### [Entries provided]
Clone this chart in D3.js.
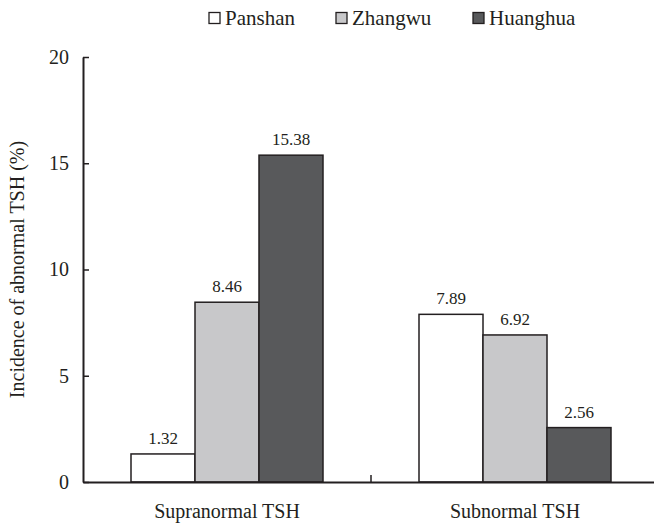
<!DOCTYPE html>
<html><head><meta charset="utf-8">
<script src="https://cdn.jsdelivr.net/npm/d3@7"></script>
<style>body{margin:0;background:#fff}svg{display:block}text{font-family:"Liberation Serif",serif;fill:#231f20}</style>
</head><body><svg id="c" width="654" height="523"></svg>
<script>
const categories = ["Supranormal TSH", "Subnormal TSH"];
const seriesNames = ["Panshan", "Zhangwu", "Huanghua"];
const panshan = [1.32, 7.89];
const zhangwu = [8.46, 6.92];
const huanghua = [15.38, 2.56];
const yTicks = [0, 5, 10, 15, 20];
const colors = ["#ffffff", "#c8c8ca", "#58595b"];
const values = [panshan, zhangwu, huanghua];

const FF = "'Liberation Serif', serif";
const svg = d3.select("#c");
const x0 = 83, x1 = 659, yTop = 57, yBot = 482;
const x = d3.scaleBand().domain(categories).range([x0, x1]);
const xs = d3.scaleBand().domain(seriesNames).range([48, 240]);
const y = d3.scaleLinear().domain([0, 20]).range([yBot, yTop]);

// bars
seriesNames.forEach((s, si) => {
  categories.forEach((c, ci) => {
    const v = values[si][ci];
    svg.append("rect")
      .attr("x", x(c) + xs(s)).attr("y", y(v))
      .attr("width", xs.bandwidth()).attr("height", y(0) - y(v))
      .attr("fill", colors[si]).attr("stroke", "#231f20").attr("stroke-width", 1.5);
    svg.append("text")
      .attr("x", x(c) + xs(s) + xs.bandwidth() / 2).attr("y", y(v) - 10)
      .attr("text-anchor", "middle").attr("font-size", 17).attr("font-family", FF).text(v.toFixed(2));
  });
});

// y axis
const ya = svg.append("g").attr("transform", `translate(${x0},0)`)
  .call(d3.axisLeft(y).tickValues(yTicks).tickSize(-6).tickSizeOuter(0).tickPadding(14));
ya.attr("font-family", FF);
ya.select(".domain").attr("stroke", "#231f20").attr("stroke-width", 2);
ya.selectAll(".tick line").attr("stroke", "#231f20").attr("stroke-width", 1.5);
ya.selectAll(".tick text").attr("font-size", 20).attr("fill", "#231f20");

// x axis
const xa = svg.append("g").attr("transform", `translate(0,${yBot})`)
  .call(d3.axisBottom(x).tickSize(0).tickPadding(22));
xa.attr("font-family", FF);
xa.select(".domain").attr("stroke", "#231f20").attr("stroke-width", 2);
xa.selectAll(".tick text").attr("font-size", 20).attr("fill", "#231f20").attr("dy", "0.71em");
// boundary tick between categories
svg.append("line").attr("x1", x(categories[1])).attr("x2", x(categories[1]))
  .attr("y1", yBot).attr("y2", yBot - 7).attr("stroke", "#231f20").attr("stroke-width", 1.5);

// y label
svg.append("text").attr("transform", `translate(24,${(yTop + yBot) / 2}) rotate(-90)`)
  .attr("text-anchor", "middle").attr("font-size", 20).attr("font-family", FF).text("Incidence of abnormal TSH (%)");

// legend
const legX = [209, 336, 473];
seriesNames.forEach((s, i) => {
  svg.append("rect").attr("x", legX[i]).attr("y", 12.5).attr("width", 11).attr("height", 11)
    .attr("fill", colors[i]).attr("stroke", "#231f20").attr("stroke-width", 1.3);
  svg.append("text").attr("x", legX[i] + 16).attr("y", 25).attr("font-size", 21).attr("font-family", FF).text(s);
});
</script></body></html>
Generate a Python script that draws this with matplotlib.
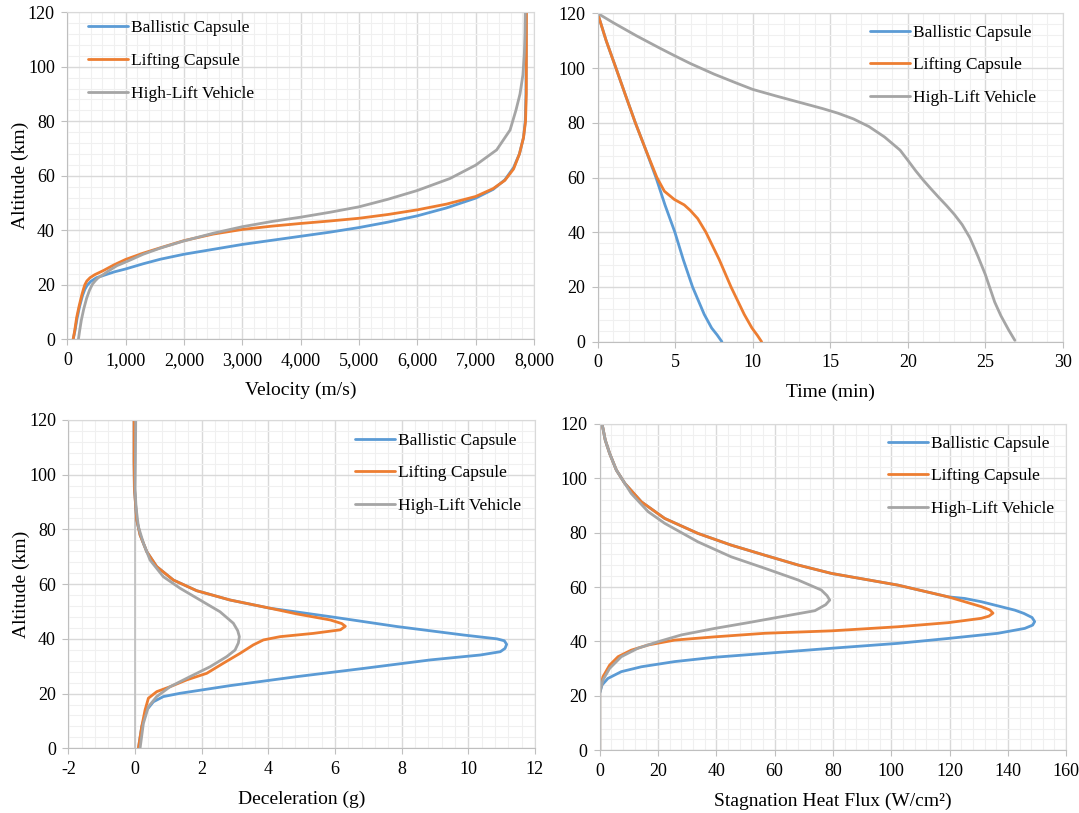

### [What is expected]
The images in the entries above should be left out; please reproduce exactly the lines from the first through the one containing "const y = d3.scaleLinear().domain([0, 20]).range([yBot, yTop]);".

### [The solution]
Clone this chart in D3.js.
<!DOCTYPE html>
<html><head><meta charset="utf-8">
<script src="https://cdn.jsdelivr.net/npm/d3@7"></script>
<style>body{margin:0;background:#fff}svg{display:block}text{font-family:"Liberation Serif",serif;fill:#231f20}</style>
</head><body><svg id="c" width="654" height="523"></svg>
<script>
const categories = ["Supranormal TSH", "Subnormal TSH"];
const seriesNames = ["Panshan", "Zhangwu", "Huanghua"];
const panshan = [1.32, 7.89];
const zhangwu = [8.46, 6.92];
const huanghua = [15.38, 2.56];
const yTicks = [0, 5, 10, 15, 20];
const colors = ["#ffffff", "#c8c8ca", "#58595b"];
const values = [panshan, zhangwu, huanghua];

const FF = "'Liberation Serif', serif";
const svg = d3.select("#c");
const x0 = 83, x1 = 659, yTop = 57, yBot = 482;
const x = d3.scaleBand().domain(categories).range([x0, x1]);
const xs = d3.scaleBand().domain(seriesNames).range([48, 240]);
const y = d3.scaleLinear().domain([0, 20]).range([yBot, yTop]);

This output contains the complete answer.